SURPRISE, Ariz. — There’s a lot Samad Taylor could be playing for in this year’s Arizona Fall League. A chance to prove he’s healthy after an oblique injury kept him out from July 13 onward. A first impression with the Royals after he was traded from the Blue Jays just before the Deadline. An opportunity to take a 40-man spot with Rule 5 eligibility coming once again this offseason.
Instead, he is trying his best to keep an even keel in the desert.
“If you think about it, every day you’re playing for every organization,” Taylor said. “I feel like I don’t need to put pressure on myself and go out there and go, ‘I just got traded. I have to show out.’ Nah, just go out there, play my game and the rest will take care of itself.”
The approach paid dividends Tuesday in Taylor’s best AFL game yet.
Kansas City’s No. 25 prospect homered as part of his first multihit Fall League performance, finishing 2-for-4 with four RBIs, to lead Surprise to a 9-3 win over Glendale at Surprise Stadium.
Taylor wasted no time getting going by homering on the first pitch he saw from Dodgers right-hander Emmet Sheehan, depositing it 397 feet away and into the left-field bullpen. The three-run dinger, which gave the Saguaros a 6-0 early lead in the first inning, was the right-handed slugger’s second in his last three games and second in the AFL at large through 13 games.
“I just tried to change my plan and get back to hunting first-pitch heaters,” he said. “He threw a first-pitch heater. I put a good swing on it, and it went over.”
That could have set the tone for the evening, but Taylor chose a different tact for his second at-bat in the third frame. Noticing that White Sox left-hander Sammy Peralta was on the mound and Brewers first baseman Zavier Warren was back, the Surprise No. 8 hitter laid down a perfect bunt up the first-base line and used his plus speed to reach safely. Those wheels came into play again when Taylor swiped both second and third base after that infield single.
That agility has long been the 24-year-old’s best tool, but as a player who completed a 16-homer season as recently as 2021 at Double-A New Hampshire, Taylor has shown a decent amount of pop for his size at 5-foot-10 too. In many ways, Tuesday was a bit of the quintessential Samad Taylor experience.
“I try to bring everything to the game every day,” he said. “That’s all it is. If I have fun and do what I have to do to help the team win, that’s what I’ll do.”
Exhibiting as many tools as possible during these six weeks is as important for Taylor as arguably anyone else in the Fall League.

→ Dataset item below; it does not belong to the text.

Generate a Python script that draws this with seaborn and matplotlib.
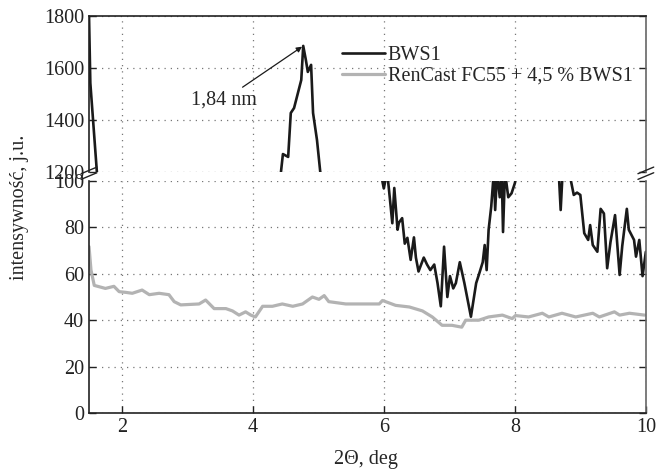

After Toronto chose not to add Taylor to the 40-man when he was eligible last offseason, the 2016 10th-rounder spent the entire regular season with Triple-A Buffalo, where he hit .258/.337/.426 with nine homers and 23 steals in 70 games before suffering the oblique injury on a swing that put him on the injured list for the remainder of the regular season.
He was in Florida, about to begin his rehab, when he got news that the Jays were trading him to the Royals (along with Max Castillo) in a deal for Whit Merrifield on Aug. 2. He never got to debut with a Kansas City affiliate until Fall League play opened three weeks ago.
“Being in this environment off of the oblique, I was a little leery about it,” Taylor said. “But it’s been treating me well. I haven’t had problems since. I’m glad that 100 percent healthy and back in the ballpark.”
His place in KC’s youth movement remains to be seen, but if Taylor, who has been second-base-only in the AFL but has some outfield experience, can keep stringing performances together like Tuesday’s, the Royals will find him a spot.
“It just shows the young guys can play the game too, and it shows that they believe in young guys to help them up top,” he said. “I’m going to do whatever it takes to be up top by the end of this year or the start of the year. Whatever point it is, I’m going to do whatever it takes to get there and hopefully bring a World Series to Kansas City.”
Two Top 100 prospects went deep for Glendale in Tuesday’s loss. No. 17 Noelvi Marte crushed a two-run shot 461 feet to the concourse in left-center in the second inning. (No Reds player hit a longer homer, as measured by Statcast, during the 2022 Major League regular season.) No. 66 Andy Pages similarly pulled a solo homer in the ninth — his fourth of the AFL, putting him in a four-way tie for second in the circuit.